The Discourse Got Better, But The Chilling Effect Is Getting Worse

argumate:

the-grey-tribe:

We are living in a post-discourse world. Almost everybody on Tumblr knows The Discourse, everybody on Facebook knows a slacktivist friend who changed their profile picture for one cause or another and an older relative who posts weird political stuff nobody else cares about. Twitter users and Newspaper readers know who Justine Sacco was. Github and Hacker News have seen Opalgate, Django pull request #2692, Donglegate, …

Shirtgate and Tim Hunt have even reached TV news.

People make inconsequential jokes, or take part in something unpolitical that is subsequently scrutinised and deemed not politically correct enough (by whatever side). The person at the center of this whole thing gets dragged back into it every time somebody on side A attacks somebody on side B and it all ends with both sides unfollowing/unfriending each other.

Tumblr had seen peak discourse in 2013. Tumblr has not been trendy with teenagers in five years. Even Snapchat and Instagram are no longer the cool new thing. Twitter has not been the cool new thing for seven years now.

Social media is no longer full of early adopters, or wide-eyed, curious MOPs making their first steps on the net, or concerned Soccer Moms trying to figure out what heir young (too young for this!) child has signed up for. People can deal with social media. It’s no longer a novelty. Society has even adapted to deal with the ways people deal with social media, somewhat.

We have all lost friends (not real friends, of course, but what counts for a friend on social media, like mutuals) in the flame wars. We know what to expect. We no longer cheer when somebody gets caught in the fangs of the anonymous Internet mob – we reach out in private and ask if they are okay, carefully avoiding any public support for fear of backlash.

After years of Usenet, web 1.0, pre-discourse, forum culture, LiveJournal, the Blogosphere, the Internet went mainstream, and the mainstream acknowledged that. The Internet was no longer a place for nerds and weirdos like John Carmack or Cory Doctorow, respectively. We have seen the Internet, and it is us!

We went from anonymity and caution to pseudonymous communities, to real-name oversharing, and finally to carefully constructed social media personae.

At some point during the oversharing phase, discourse and mob rule reached their peak, toxic activists unleashed shitstorms, and we gladly joined in. We thought the victim deserved it, because he had a problem with the Internet, which meant he had a problem with us. It started out as outrage against corporations, but it quickly learned to pick on random people.

Now we, as stated above, have learned to keep our heads down. We have learned that the hate mob is us. Some of us only stopped joining in because of outrage fatigue.
At some point you just run out of the neurotransmitters you need to feel
angry about things. We have learned to only tweet our lunch, not our opinion. We have learned to use a pseudonym. Remember your PR training, stay on message, don’t make jokes outside of the member-approved internal chatgroup!

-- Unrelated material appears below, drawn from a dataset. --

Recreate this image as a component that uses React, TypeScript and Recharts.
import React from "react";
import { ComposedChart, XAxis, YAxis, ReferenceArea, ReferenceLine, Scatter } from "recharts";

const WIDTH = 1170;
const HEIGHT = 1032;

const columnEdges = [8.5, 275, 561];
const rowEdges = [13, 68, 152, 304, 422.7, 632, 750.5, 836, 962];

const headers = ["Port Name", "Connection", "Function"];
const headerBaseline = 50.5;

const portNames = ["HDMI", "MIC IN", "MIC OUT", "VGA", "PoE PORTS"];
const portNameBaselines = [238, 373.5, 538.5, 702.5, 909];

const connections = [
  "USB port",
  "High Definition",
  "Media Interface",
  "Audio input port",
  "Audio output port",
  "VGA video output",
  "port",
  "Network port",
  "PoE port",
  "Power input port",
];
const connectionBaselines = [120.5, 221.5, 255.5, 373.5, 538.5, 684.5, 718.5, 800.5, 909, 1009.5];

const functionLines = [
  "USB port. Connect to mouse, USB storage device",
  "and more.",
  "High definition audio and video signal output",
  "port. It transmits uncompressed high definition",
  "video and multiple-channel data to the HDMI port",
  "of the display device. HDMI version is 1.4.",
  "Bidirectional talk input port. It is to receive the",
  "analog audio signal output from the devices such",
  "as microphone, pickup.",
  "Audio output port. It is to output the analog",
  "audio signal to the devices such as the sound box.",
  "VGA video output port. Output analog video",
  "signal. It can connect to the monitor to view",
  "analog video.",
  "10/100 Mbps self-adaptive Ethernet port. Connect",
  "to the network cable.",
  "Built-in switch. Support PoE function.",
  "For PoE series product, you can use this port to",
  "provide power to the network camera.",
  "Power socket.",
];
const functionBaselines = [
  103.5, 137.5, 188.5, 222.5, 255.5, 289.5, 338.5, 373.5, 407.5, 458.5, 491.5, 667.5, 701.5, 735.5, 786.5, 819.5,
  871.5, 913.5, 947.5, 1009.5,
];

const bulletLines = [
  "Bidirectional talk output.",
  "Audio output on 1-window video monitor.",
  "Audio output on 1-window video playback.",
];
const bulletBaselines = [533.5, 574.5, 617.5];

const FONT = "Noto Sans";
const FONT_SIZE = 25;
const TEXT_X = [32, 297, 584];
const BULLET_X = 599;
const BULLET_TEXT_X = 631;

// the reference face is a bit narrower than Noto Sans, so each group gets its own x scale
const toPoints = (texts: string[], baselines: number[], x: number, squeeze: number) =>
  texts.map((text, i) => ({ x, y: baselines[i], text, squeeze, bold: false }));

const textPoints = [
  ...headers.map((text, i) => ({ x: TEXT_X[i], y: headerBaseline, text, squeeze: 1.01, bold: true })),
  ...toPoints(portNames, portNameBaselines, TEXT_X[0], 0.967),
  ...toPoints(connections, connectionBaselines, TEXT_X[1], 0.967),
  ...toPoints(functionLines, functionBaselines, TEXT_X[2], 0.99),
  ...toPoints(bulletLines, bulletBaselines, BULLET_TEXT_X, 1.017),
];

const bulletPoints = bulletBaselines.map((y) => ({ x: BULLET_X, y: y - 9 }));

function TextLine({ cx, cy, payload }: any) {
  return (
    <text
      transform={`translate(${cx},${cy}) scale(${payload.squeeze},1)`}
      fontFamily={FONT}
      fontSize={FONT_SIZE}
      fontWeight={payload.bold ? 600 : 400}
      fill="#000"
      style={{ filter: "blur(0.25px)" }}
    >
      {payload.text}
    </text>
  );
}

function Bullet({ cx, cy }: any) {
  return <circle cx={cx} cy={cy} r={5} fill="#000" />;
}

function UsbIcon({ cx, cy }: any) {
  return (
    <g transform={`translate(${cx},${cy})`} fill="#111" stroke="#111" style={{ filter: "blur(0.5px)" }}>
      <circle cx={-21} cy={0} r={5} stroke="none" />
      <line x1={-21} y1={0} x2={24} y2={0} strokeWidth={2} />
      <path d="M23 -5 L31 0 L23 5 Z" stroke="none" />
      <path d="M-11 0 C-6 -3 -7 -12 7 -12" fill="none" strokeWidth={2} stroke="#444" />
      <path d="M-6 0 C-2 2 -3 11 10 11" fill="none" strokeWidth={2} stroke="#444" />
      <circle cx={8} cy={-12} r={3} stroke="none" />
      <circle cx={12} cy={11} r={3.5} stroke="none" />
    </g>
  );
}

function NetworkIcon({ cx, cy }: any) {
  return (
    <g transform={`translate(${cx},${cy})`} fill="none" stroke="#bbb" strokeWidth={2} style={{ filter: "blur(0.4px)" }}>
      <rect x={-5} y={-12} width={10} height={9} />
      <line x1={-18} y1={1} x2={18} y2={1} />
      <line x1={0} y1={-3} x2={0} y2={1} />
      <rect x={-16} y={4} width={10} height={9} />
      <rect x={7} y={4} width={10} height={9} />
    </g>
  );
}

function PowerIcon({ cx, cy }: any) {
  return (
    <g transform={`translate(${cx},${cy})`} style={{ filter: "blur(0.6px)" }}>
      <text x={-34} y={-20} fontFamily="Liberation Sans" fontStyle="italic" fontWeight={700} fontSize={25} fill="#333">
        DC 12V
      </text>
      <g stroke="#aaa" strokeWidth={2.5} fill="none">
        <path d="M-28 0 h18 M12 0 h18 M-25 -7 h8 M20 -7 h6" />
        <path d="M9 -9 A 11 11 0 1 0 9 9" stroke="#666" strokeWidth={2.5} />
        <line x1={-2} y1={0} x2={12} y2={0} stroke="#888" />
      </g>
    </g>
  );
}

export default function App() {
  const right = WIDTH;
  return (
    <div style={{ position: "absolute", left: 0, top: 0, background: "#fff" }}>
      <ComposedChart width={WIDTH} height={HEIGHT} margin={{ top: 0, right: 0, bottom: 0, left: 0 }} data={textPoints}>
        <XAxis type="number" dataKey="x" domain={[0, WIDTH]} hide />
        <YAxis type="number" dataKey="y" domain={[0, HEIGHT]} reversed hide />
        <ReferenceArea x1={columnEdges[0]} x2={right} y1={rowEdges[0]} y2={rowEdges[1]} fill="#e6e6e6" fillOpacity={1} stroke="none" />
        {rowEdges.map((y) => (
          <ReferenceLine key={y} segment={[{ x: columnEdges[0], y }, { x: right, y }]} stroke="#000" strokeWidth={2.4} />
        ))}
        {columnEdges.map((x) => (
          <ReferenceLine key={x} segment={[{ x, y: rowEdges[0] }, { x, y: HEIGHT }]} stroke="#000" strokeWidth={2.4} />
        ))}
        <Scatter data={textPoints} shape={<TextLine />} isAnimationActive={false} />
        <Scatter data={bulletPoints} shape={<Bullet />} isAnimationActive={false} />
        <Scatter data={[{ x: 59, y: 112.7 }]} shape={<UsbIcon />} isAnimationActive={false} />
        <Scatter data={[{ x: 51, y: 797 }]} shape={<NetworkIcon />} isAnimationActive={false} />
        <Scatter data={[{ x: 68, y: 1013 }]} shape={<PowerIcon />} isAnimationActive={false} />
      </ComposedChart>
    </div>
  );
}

People had to lock down their posts and profile. The Internet is not a nice place any more. When you mess up, we will privately support you, but come on, what were you thinking saying that in public?

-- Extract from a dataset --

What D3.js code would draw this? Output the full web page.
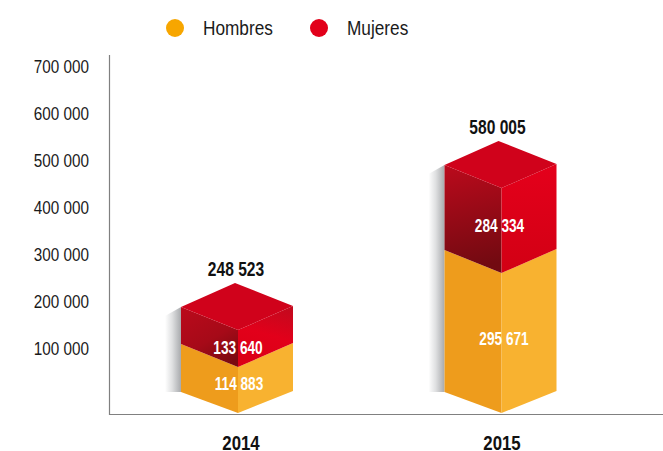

The Post-Discourse Situation:

  • Most twitterati have stopped dogpiling.
  • There is a mall, dedicated core of people coordinating the shaming campaigns.
  • We know you are not a bad person just because you got into an Internet Shitstorm.
  • We might privately commiserate or publicly vagueblog in your support.
  • We will say we told you so when you get edgy and it blows up.
  • The epistemic level of The Discourse is still bad.

Big Internet Shitstorms have gotten rarer. They are no longer perpetrated by viral, spontaneously forming crowds, but by strongly connected groups of bloggers. Outrage has been eaten up by the division of labour.

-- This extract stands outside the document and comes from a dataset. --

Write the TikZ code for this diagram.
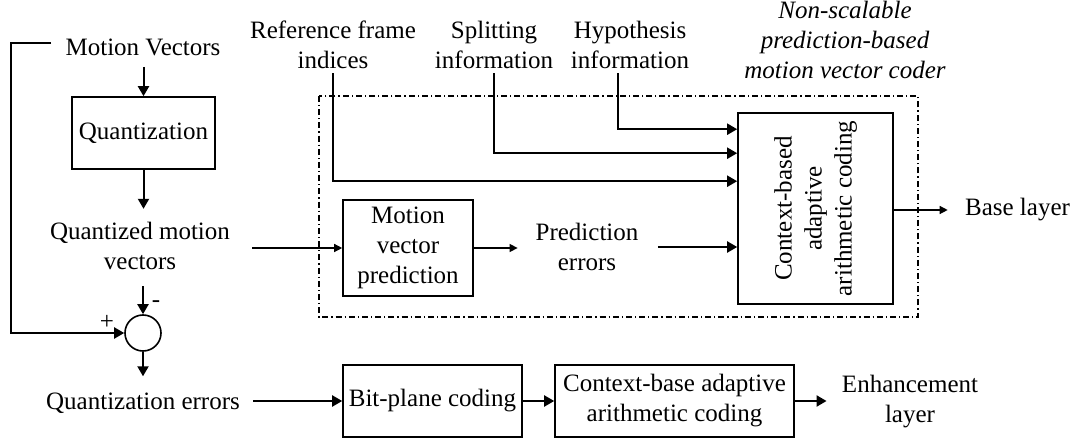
\documentclass[tikz,border=0pt]{standalone}
\usepackage{fontspec}
\setmainfont{Liberation Serif}
\usetikzlibrary{arrows.meta}

\begin{document}
\begin{tikzpicture}[x=0.5pt,y=-0.5pt,
    font=\fontsize{12.5}{15}\selectfont,
    blk/.style={draw,line width=0.8pt,inner sep=2pt,align=center},
    txt/.style={align=center,inner sep=2pt},
    arr/.style={line width=1pt,-{Triangle[length=5pt,width=5.5pt]}},
    arrs/.style={line width=0.65pt,-{Triangle[length=4pt,width=4pt]}},
    frame/.style={line width=0.6pt,dash pattern=on 3pt off 1.5pt on 0.6pt off 1.5pt}]

  \useasboundingbox (0,0) rectangle (1077,443);

  \node[txt] (mv)     at (143,47)    {Motion Vectors};
  \node[blk,minimum width=71.5pt,minimum height=36pt] (quant) at (143.5,133) {Quantization};
  \node[txt] (qmv)    at (140,246)   {Quantized motion\\vectors};
  \node[circle,draw,line width=0.8pt,minimum size=18pt,inner sep=0pt] (sum) at (143,333) {};
  \node[txt] (minus)  at (156,304)   {-};
  \node[txt] (plus)   at (107,322)   {+};
  \node[txt] (qerr)   at (143,403)   {Quantization errors};

  \node[txt] (refidx) at (333,45)    {Reference frame\\indices};
  \node[txt] (split)  at (494,45)    {Splitting\\information};
  \node[txt] (hyp)    at (630,45)    {Hypothesis\\information};
  \node[txt,font=\fontsize{12.5}{15}\selectfont\itshape] (title) at (845,40)
    {Non-scalable\\prediction-based\\motion vector coder};

  \node[blk,minimum width=65pt,minimum height=48pt] (mvp) at (408,248)
    {Motion\\vector\\prediction};
  \node[txt] (prederr) at (587,247)  {Prediction\\errors};
  \node[blk,minimum width=77.5pt,minimum height=95.5pt] (cabac) at (815.5,208.5)
    {\rotatebox{90}{\begin{tabular}{@{}c@{}}Context-based\\adaptive\\arithmetic coding\end{tabular}}};
  \node[txt] (base)   at (1017.5,210) {Base layer};

  \node[blk,minimum width=89.5pt,minimum height=36pt] (bitpl) at (432.5,401) {Bit-plane coding};
  \node[blk,minimum width=119.5pt,minimum height=36pt] (ctxb) at (674.5,401)
    {Context-base adaptive\\arithmetic coding};
  \node[txt] (enh)    at (910,402)   {Enhancement\\layer};

  \draw[frame] (319,96) rectangle (918,317);

  \draw[arr,shorten <=3.5pt] (mv.south -| quant.north) -- (quant.north);
  \draw[arr,shorten >=4.5pt] (quant.south) -- (quant.south |- qmv.north);
  \draw[arr,shorten <=6pt] (sum.north |- qmv.south) -- (sum.north);
  \draw[arr,shorten >=6pt] (sum.south) -- (sum.south |- qerr.north);
  \draw[arr,shorten <=5pt] ([yshift=2pt]mv.west) -- ++(-25pt,0) |- (sum.west);

  \draw[arr] (refidx.south) |- ([yshift=-34.5pt]cabac.north west);
  \draw[arr] (split.south) |- ([yshift=-20.5pt]cabac.north west);
  \draw[arr] ([xshift=-6pt]hyp.south) |- ([yshift=-8.5pt]cabac.north west);

  \draw[arrs,shorten <=9pt] (qmv.east |- mvp.west) -- (mvp.west);
  \draw[arrs,shorten >=6.8pt] (mvp.east) -- (mvp.east -| prederr.west);
  \draw[arr,shorten <=7.5pt] (prederr.east) -- (prederr.east -| cabac.west);
  \draw[arrs,shorten >=6.5pt] (cabac.east |- base.west) -- (base.west);

  \draw[arr,shorten <=4.5pt] (qerr.east |- bitpl.west) -- (bitpl.west);
  \draw[arr] (bitpl) -- (ctxb);
  \draw[arr,shorten >=5.5pt] (ctxb.east) -- (ctxb.east -| enh.west);
\end{tikzpicture}
\end{document}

From the inside, however, once a shitstorm does happen, it looks just the same. It looks like there is a broad, popular opposition to your viral Facebook post. Your friends will privately scold you for getting into a preventable situation.

As the chilling effect increases and the censorship becomes internalised as self-censorship, the few remaining culture warriors can concentrate on the few remaining non-self-censoring netizens.